IPSOS researchers also asked Kenyans how they felt about their soldiers' presence in Somalia. Kenyan forces are part of a 22,000-person African Union force deployed in Somalia to support the government and fight Islamist militant group al-Shabab.
Wolf said 56 percent of Kenyans want their troops out of Somalia. He notes that more than a third, 38 percent, said the troops should be posted at the Kenya-Somalia border, to prevent cross-border incursions by terrorists.

Interior Ministry spokesman Mwenda Njoka tells VOA that some Kenyans are not aware of the significance of having Kenyan soldiers in Somalia.

"Our troops are there to stabilize and to help enhance security in Somalia, so that … as we repatriate refugees back there, they are going to a safe and secure part of the country,” Njoka said. “Those who are demanding the return of our troops may not realize the magnitude and the effect, the role our troops are playing."

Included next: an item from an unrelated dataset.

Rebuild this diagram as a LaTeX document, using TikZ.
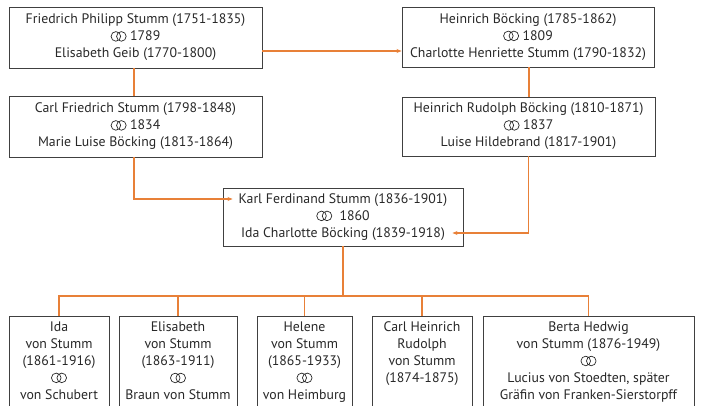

The director of the Center for Risk Management in Africa, George Musamali, says the security problem is bigger than the refugees.

Closure of the refugee camp "is not the solution,” he said. “The solution is pacifying Somalia. We are having another challenge coming out of South Sudan. So if we withdrew KDF [Kenyan forces] from Somalia without pacifying the country, then definitely we are going to have more serious security challenge."


Kenya hopes to close Dadaab camp later this year. Al-Shabab vows its attacks on Kenyan territory will continue until the government withdraws its forces from Somalia.